> What the task requires
Repeat, please, only the lines from the top of the data down to the line with "const yAxisShift = -plotWidth"; include both of those lines.

> Raw data
########################################

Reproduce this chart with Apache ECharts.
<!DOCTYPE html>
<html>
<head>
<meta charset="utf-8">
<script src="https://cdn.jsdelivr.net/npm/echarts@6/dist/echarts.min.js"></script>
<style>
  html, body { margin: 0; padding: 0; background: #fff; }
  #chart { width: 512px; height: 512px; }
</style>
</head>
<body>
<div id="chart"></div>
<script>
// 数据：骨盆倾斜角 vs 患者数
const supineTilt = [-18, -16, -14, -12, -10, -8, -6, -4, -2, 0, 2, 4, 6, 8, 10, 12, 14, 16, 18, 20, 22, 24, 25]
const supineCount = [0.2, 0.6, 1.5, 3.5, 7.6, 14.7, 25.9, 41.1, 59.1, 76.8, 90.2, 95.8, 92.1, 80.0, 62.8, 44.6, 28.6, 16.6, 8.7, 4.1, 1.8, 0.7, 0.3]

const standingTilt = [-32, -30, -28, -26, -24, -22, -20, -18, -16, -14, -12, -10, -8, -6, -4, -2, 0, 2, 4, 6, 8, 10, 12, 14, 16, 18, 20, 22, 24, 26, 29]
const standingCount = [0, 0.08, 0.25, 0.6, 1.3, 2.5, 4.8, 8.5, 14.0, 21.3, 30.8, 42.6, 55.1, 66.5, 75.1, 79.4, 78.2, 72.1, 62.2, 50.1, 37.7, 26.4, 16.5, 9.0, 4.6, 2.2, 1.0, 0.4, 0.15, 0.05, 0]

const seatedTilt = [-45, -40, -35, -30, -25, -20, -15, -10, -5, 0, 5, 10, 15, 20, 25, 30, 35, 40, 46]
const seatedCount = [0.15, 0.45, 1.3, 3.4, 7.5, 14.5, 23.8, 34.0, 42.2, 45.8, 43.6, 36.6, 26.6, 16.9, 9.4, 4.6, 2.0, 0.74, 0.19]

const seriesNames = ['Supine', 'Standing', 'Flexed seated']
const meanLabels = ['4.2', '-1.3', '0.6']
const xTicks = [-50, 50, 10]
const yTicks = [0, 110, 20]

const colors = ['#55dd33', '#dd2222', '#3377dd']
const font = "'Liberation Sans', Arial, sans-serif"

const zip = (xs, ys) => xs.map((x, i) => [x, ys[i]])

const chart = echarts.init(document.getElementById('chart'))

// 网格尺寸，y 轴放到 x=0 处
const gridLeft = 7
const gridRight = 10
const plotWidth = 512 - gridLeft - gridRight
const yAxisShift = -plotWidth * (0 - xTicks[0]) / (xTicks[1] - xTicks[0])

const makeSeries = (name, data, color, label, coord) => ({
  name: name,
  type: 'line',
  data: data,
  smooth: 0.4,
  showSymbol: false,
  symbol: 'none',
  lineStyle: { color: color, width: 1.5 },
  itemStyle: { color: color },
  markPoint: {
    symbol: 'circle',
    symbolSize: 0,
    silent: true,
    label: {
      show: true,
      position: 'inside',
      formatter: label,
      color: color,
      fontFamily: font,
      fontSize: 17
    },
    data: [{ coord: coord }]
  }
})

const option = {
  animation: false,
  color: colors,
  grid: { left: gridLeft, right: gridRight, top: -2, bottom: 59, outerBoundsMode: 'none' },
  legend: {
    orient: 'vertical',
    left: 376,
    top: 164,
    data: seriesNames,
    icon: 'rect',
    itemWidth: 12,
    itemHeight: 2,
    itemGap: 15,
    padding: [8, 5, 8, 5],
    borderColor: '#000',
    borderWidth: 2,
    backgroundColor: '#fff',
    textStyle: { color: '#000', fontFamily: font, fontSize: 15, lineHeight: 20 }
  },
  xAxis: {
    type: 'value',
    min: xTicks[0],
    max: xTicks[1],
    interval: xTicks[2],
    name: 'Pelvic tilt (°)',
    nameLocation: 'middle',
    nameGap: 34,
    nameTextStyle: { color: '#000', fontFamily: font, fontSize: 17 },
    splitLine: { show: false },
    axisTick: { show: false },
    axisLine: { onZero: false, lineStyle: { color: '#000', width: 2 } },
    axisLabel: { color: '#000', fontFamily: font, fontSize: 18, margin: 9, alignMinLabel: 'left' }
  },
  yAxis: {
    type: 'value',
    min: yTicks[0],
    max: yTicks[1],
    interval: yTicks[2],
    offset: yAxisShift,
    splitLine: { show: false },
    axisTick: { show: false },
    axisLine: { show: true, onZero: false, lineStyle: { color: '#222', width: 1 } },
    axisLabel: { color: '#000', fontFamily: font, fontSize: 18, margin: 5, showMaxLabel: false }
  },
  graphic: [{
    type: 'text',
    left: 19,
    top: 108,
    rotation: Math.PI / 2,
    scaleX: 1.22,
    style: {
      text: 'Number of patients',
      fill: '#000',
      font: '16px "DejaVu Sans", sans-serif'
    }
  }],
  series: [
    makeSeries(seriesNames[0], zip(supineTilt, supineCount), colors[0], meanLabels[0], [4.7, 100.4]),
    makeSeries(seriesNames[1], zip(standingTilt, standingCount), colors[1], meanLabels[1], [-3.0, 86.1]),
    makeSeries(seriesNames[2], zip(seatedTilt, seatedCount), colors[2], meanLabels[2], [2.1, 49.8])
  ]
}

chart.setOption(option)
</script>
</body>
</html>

########################################

> The response
Reproduce this chart with Apache ECharts.
<!DOCTYPE html>
<html>
<head>
<meta charset="utf-8">
<script src="https://cdn.jsdelivr.net/npm/echarts@6/dist/echarts.min.js"></script>
<style>
  html, body { margin: 0; padding: 0; background: #fff; }
  #chart { width: 512px; height: 512px; }
</style>
</head>
<body>
<div id="chart"></div>
<script>
// 数据：骨盆倾斜角 vs 患者数
const supineTilt = [-18, -16, -14, -12, -10, -8, -6, -4, -2, 0, 2, 4, 6, 8, 10, 12, 14, 16, 18, 20, 22, 24, 25]
const supineCount = [0.2, 0.6, 1.5, 3.5, 7.6, 14.7, 25.9, 41.1, 59.1, 76.8, 90.2, 95.8, 92.1, 80.0, 62.8, 44.6, 28.6, 16.6, 8.7, 4.1, 1.8, 0.7, 0.3]

const standingTilt = [-32, -30, -28, -26, -24, -22, -20, -18, -16, -14, -12, -10, -8, -6, -4, -2, 0, 2, 4, 6, 8, 10, 12, 14, 16, 18, 20, 22, 24, 26, 29]
const standingCount = [0, 0.08, 0.25, 0.6, 1.3, 2.5, 4.8, 8.5, 14.0, 21.3, 30.8, 42.6, 55.1, 66.5, 75.1, 79.4, 78.2, 72.1, 62.2, 50.1, 37.7, 26.4, 16.5, 9.0, 4.6, 2.2, 1.0, 0.4, 0.15, 0.05, 0]

const seatedTilt = [-45, -40, -35, -30, -25, -20, -15, -10, -5, 0, 5, 10, 15, 20, 25, 30, 35, 40, 46]
const seatedCount = [0.15, 0.45, 1.3, 3.4, 7.5, 14.5, 23.8, 34.0, 42.2, 45.8, 43.6, 36.6, 26.6, 16.9, 9.4, 4.6, 2.0, 0.74, 0.19]

const seriesNames = ['Supine', 'Standing', 'Flexed seated']
const meanLabels = ['4.2', '-1.3', '0.6']
const xTicks = [-50, 50, 10]
const yTicks = [0, 110, 20]

const colors = ['#55dd33', '#dd2222', '#3377dd']
const font = "'Liberation Sans', Arial, sans-serif"

const zip = (xs, ys) => xs.map((x, i) => [x, ys[i]])

const chart = echarts.init(document.getElementById('chart'))

// 网格尺寸，y 轴放到 x=0 处
const gridLeft = 7
const gridRight = 10
const plotWidth = 512 - gridLeft - gridRight
const yAxisShift = -plotWidth * (0 - xTicks[0]) / (xTicks[1] - xTicks[0])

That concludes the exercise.